WASHINGTON, DC (September 17, 2020)—To address the documented problem of one in four women veterans facing harassment when seeking care at the Veterans Health Administration (VA), VA developed a training to educate providers about harassment and how they can intervene to stop it. Early results suggest the training is acceptable and effective, reports a study selected as the Editor’s Choice for the September/October issue of Women’s Health Issues.
Women’s Health Issues is the official journal of the Jacobs Institute of Women’s Health, which is based in the Department of Health Policy and Management at Milken Institute School of Public Health (Milken Institute SPH) at the George Washington University.
Harassment at VA typically involves women veterans facing unwanted sexual attention, hostile or degrading comments, or unwelcome questioning of their status as veterans from men who are seeking VA services. After researching the problem and potential solutions, VA launched staff trainings to raise awareness about harassment and teach bystander intervention strategies. Mark R. Relyea, PhD, of the VA Connecticut Healthcare System and Yale School of Medicine, and colleagues evaluated the training with data from the first year of implementation at one state's VA health care system.

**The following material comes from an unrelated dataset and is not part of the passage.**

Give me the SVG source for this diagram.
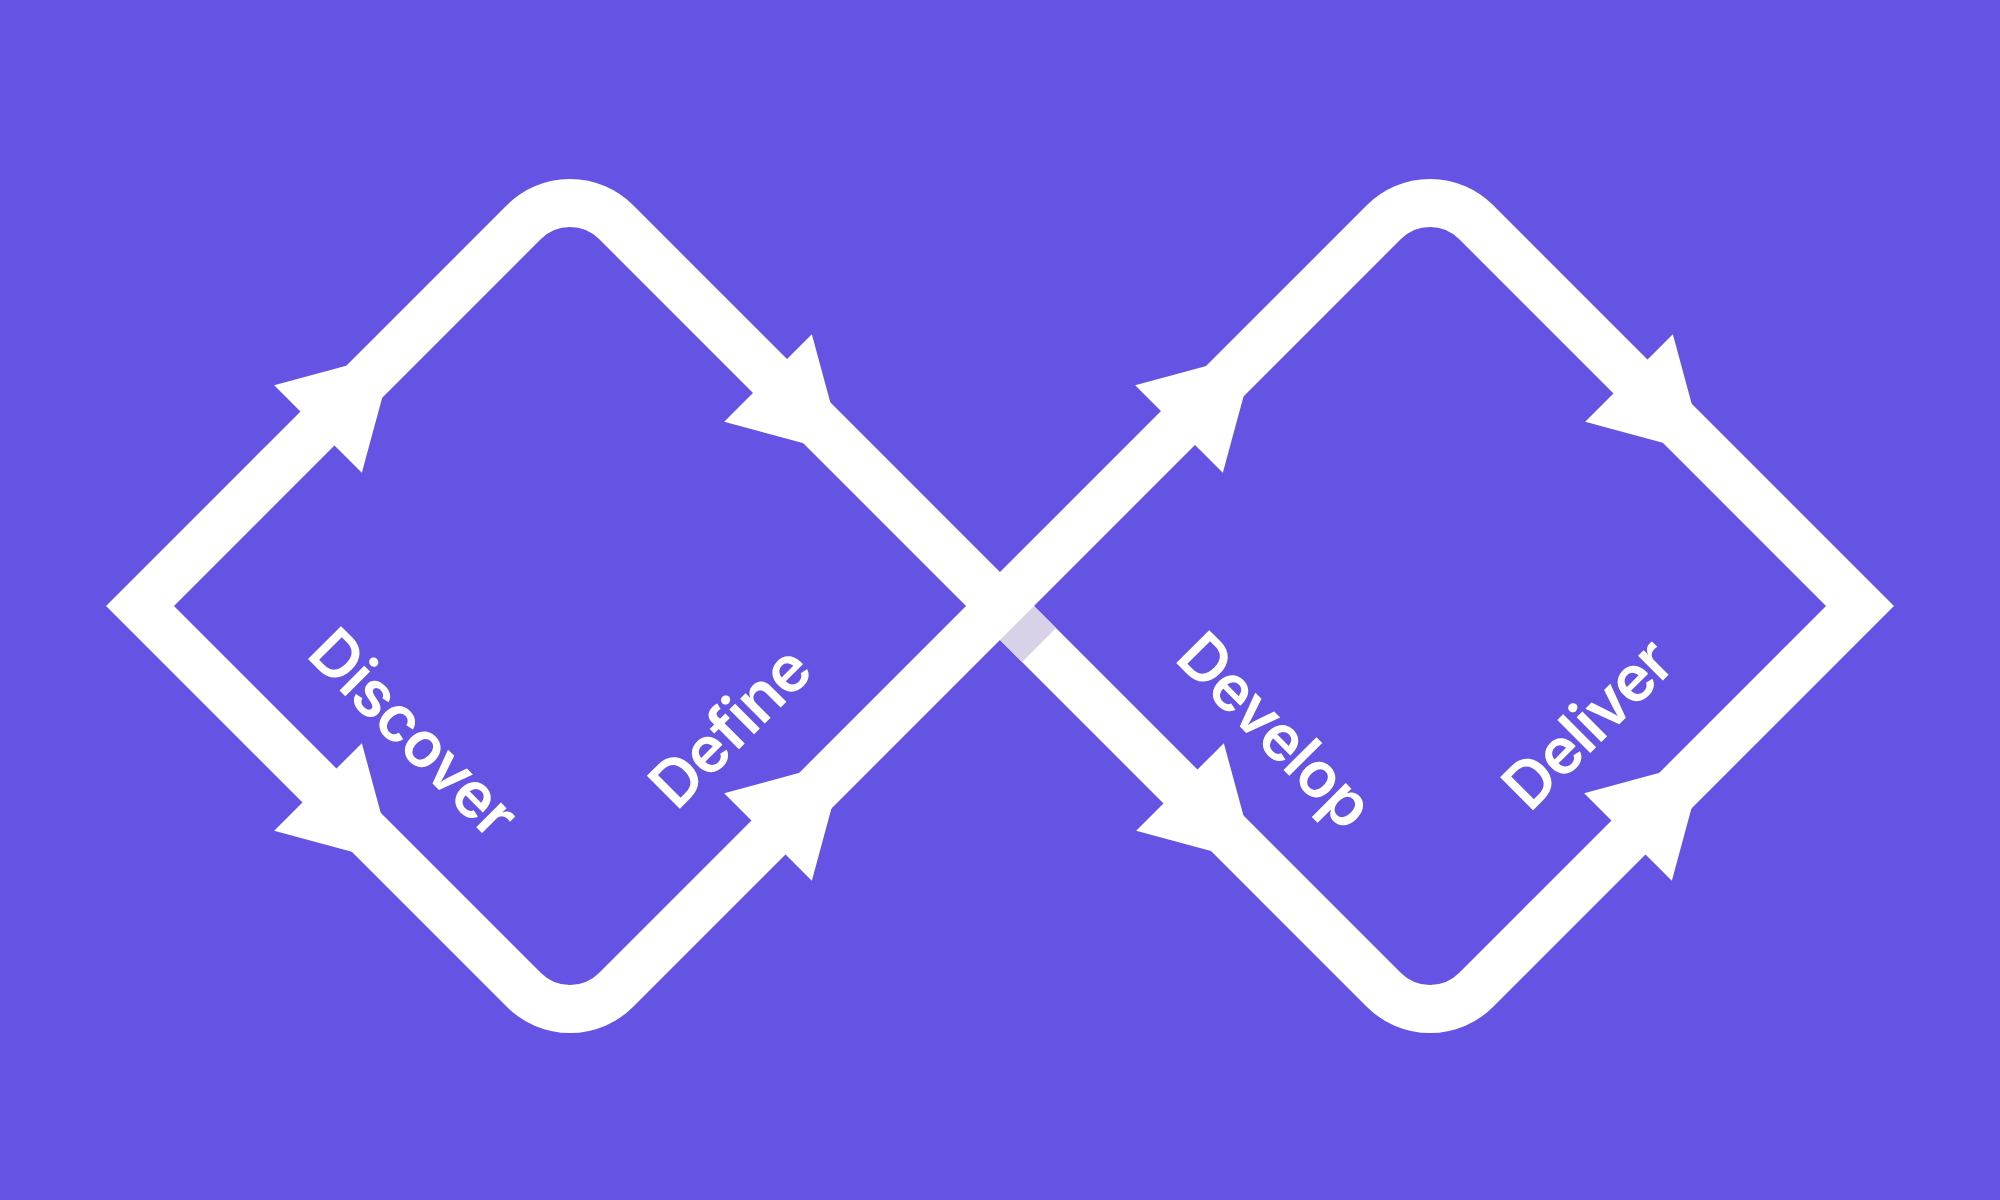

The optional single-session trainings lasted 45 to 60 minutes and involved instruction as well as group discussions of scenarios; participants completed surveys before and after attending the sessions. Using data from 180 participants, Relyea and his colleagues examined the acceptability of the training as well as changes in four attitudinal outcomes: awareness of harassment, barriers to intervening, self-efficacy for intervening, and intentions to intervene. They found that the majority considered the trainings acceptable, and after the trainings participants reported significantly decreased barriers to intervening when witnessing harassment and increased awareness, self-efficacy, and intention to intervene.
“Notably, staff stated that some of the most useful parts of the training involved group discussions where staff could hear from others, problem-solve strategies for response, and push their comfort zone within supportive and nonthreatening environments,” the authors report. They call for additional research, including randomized trials or quasi-experimental studies to examine whether trainings can affect bystander behaviors and decrease harassment, and they recommend that “institutions considering electronic trainings as a low-cost alternative to in-person trainings should evaluate the efficacy of such trainings before dissemination.”
“In addition to identifying problems and developing interventions, institutions must evaluate their interventions to make sure they are addressing the problems,” said Amita Vyas, Editor-in-Chief of Women's Health Issues and associate professor of prevention and community health at Milken Institute SPH. “This study is an important step toward ensuring that women veterans can receive health care in welcoming environments.”
“Evaluating Bystander Intervention Training to Address Patient Harassment at the Veterans Health Administration” has been published in the September/October issue of Women’s Health Issues.